→ What you should do
Pictures do not belong in the copy, so please give every entry below again exactly.

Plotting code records
◆ ◆ ◆ ◆
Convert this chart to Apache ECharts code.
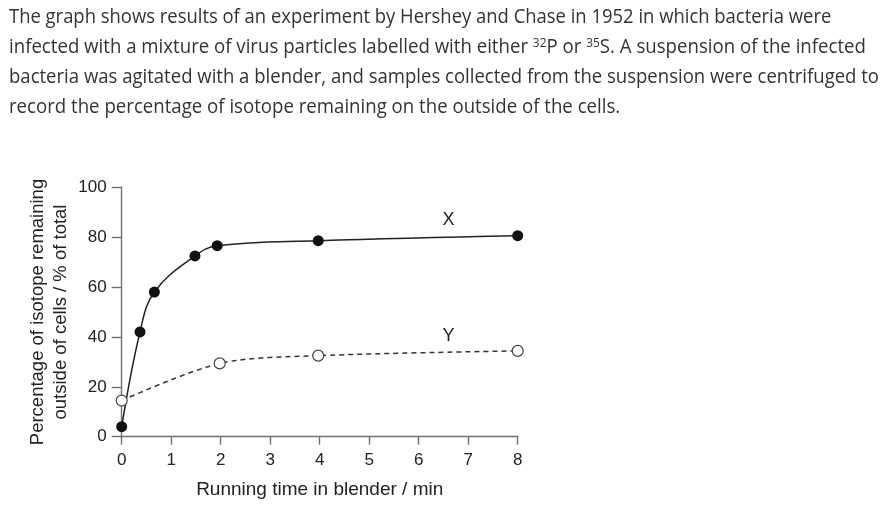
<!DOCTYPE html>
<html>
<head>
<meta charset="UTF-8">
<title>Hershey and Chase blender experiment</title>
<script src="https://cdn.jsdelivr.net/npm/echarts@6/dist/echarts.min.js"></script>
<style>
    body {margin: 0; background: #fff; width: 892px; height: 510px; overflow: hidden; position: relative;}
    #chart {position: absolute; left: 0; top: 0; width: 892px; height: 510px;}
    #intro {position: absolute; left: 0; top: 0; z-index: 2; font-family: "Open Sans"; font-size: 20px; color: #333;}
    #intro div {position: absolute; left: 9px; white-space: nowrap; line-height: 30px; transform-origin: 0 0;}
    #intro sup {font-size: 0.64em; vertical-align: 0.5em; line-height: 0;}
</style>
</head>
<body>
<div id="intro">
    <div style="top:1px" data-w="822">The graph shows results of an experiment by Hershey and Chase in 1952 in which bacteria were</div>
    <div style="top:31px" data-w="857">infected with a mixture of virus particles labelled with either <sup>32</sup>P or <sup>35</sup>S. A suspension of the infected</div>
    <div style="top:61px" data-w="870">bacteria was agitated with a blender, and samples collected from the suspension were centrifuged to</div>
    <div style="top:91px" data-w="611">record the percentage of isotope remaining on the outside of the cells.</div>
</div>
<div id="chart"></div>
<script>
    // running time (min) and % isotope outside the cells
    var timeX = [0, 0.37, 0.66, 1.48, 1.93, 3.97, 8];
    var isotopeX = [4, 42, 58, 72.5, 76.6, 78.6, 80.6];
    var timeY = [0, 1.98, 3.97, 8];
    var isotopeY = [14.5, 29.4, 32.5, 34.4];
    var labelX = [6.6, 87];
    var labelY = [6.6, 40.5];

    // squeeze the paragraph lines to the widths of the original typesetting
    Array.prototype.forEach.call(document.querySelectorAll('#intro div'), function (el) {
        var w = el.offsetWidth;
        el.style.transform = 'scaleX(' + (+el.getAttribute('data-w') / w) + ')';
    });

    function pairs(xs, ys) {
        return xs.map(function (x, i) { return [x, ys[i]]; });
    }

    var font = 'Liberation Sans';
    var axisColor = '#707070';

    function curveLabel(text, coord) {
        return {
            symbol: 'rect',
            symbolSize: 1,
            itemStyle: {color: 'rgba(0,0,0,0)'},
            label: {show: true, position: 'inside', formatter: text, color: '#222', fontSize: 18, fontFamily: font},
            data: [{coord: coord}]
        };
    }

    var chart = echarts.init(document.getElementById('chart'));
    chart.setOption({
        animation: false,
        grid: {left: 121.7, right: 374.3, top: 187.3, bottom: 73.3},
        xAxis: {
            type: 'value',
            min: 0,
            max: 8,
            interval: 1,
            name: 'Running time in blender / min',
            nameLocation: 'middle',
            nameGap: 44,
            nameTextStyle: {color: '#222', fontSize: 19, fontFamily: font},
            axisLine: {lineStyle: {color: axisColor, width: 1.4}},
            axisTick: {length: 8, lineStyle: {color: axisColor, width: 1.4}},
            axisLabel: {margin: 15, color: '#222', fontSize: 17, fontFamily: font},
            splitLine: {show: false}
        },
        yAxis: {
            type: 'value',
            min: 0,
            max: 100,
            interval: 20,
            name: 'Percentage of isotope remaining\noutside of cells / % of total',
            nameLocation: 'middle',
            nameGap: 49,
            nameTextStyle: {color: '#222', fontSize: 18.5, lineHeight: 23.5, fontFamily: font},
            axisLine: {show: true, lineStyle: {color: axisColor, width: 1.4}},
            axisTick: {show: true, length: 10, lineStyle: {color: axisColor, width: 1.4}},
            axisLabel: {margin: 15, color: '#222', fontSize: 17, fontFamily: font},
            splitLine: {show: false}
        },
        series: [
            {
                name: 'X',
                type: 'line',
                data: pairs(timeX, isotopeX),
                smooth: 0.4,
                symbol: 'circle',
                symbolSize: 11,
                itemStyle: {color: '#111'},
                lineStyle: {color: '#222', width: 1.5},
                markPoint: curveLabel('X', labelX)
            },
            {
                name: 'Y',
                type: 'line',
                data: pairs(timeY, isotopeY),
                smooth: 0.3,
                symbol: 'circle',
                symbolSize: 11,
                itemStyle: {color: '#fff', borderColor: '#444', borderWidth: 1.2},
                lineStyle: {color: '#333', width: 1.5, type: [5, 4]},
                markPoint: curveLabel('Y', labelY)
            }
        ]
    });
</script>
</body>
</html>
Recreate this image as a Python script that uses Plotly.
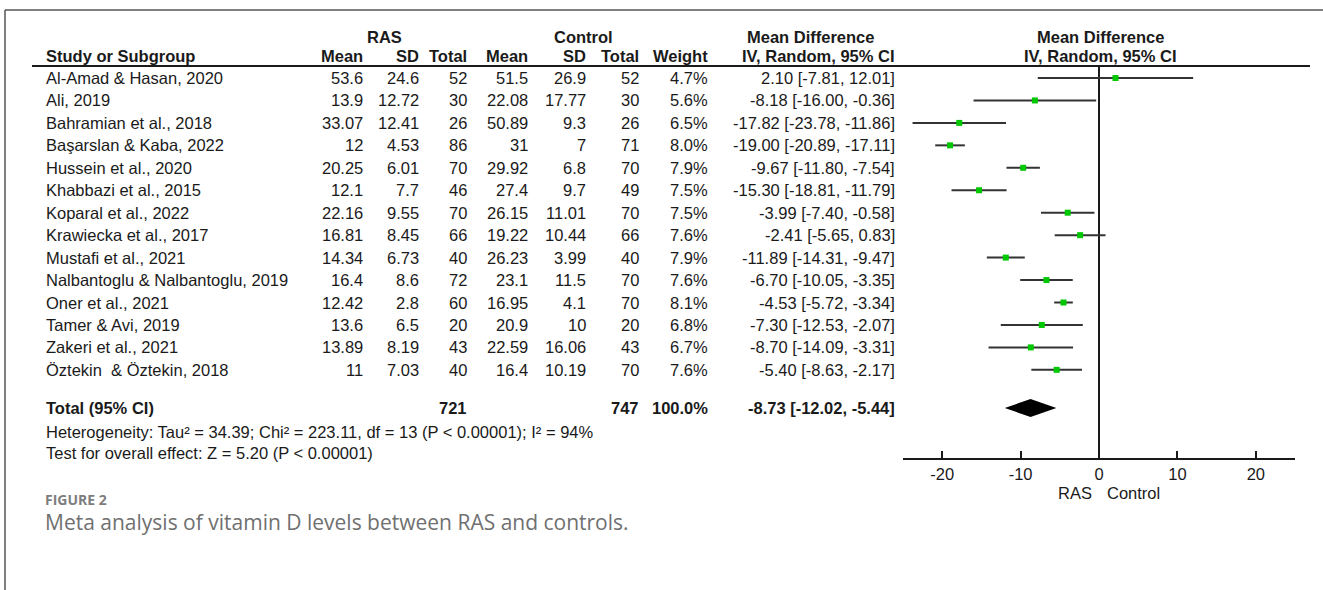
◆ ◆ ◆ ◆
→ The completed task
Convert this chart to Apache ECharts code.
<!DOCTYPE html>
<html>
<head>
<meta charset="UTF-8">
<title>Hershey and Chase blender experiment</title>
<script src="https://cdn.jsdelivr.net/npm/echarts@6/dist/echarts.min.js"></script>
<style>
    body {margin: 0; background: #fff; width: 892px; height: 510px; overflow: hidden; position: relative;}
    #chart {position: absolute; left: 0; top: 0; width: 892px; height: 510px;}
    #intro {position: absolute; left: 0; top: 0; z-index: 2; font-family: "Open Sans"; font-size: 20px; color: #333;}
    #intro div {position: absolute; left: 9px; white-space: nowrap; line-height: 30px; transform-origin: 0 0;}
    #intro sup {font-size: 0.64em; vertical-align: 0.5em; line-height: 0;}
</style>
</head>
<body>
<div id="intro">
    <div style="top:1px" data-w="822">The graph shows results of an experiment by Hershey and Chase in 1952 in which bacteria were</div>
    <div style="top:31px" data-w="857">infected with a mixture of virus particles labelled with either <sup>32</sup>P or <sup>35</sup>S. A suspension of the infected</div>
    <div style="top:61px" data-w="870">bacteria was agitated with a blender, and samples collected from the suspension were centrifuged to</div>
    <div style="top:91px" data-w="611">record the percentage of isotope remaining on the outside of the cells.</div>
</div>
<div id="chart"></div>
<script>
    // running time (min) and % isotope outside the cells
    var timeX = [0, 0.37, 0.66, 1.48, 1.93, 3.97, 8];
    var isotopeX = [4, 42, 58, 72.5, 76.6, 78.6, 80.6];
    var timeY = [0, 1.98, 3.97, 8];
    var isotopeY = [14.5, 29.4, 32.5, 34.4];
    var labelX = [6.6, 87];
    var labelY = [6.6, 40.5];

    // squeeze the paragraph lines to the widths of the original typesetting
    Array.prototype.forEach.call(document.querySelectorAll('#intro div'), function (el) {
        var w = el.offsetWidth;
        el.style.transform = 'scaleX(' + (+el.getAttribute('data-w') / w) + ')';
    });

    function pairs(xs, ys) {
        return xs.map(function (x, i) { return [x, ys[i]]; });
    }

    var font = 'Liberation Sans';
    var axisColor = '#707070';

    function curveLabel(text, coord) {
        return {
            symbol: 'rect',
            symbolSize: 1,
            itemStyle: {color: 'rgba(0,0,0,0)'},
            label: {show: true, position: 'inside', formatter: text, color: '#222', fontSize: 18, fontFamily: font},
            data: [{coord: coord}]
        };
    }

    var chart = echarts.init(document.getElementById('chart'));
    chart.setOption({
        animation: false,
        grid: {left: 121.7, right: 374.3, top: 187.3, bottom: 73.3},
        xAxis: {
            type: 'value',
            min: 0,
            max: 8,
            interval: 1,
            name: 'Running time in blender / min',
            nameLocation: 'middle',
            nameGap: 44,
            nameTextStyle: {color: '#222', fontSize: 19, fontFamily: font},
            axisLine: {lineStyle: {color: axisColor, width: 1.4}},
            axisTick: {length: 8, lineStyle: {color: axisColor, width: 1.4}},
            axisLabel: {margin: 15, color: '#222', fontSize: 17, fontFamily: font},
            splitLine: {show: false}
        },
        yAxis: {
            type: 'value',
            min: 0,
            max: 100,
            interval: 20,
            name: 'Percentage of isotope remaining\noutside of cells / % of total',
            nameLocation: 'middle',
            nameGap: 49,
            nameTextStyle: {color: '#222', fontSize: 18.5, lineHeight: 23.5, fontFamily: font},
            axisLine: {show: true, lineStyle: {color: axisColor, width: 1.4}},
            axisTick: {show: true, length: 10, lineStyle: {color: axisColor, width: 1.4}},
            axisLabel: {margin: 15, color: '#222', fontSize: 17, fontFamily: font},
            splitLine: {show: false}
        },
        series: [
            {
                name: 'X',
                type: 'line',
                data: pairs(timeX, isotopeX),
                smooth: 0.4,
                symbol: 'circle',
                symbolSize: 11,
                itemStyle: {color: '#111'},
                lineStyle: {color: '#222', width: 1.5},
                markPoint: curveLabel('X', labelX)
            },
            {
                name: 'Y',
                type: 'line',
                data: pairs(timeY, isotopeY),
                smooth: 0.3,
                symbol: 'circle',
                symbolSize: 11,
                itemStyle: {color: '#fff', borderColor: '#444', borderWidth: 1.2},
                lineStyle: {color: '#333', width: 1.5, type: [5, 4]},
                markPoint: curveLabel('Y', labelY)
            }
        ]
    });
</script>
</body>
</html>
Recreate this image as a Python script that uses Plotly.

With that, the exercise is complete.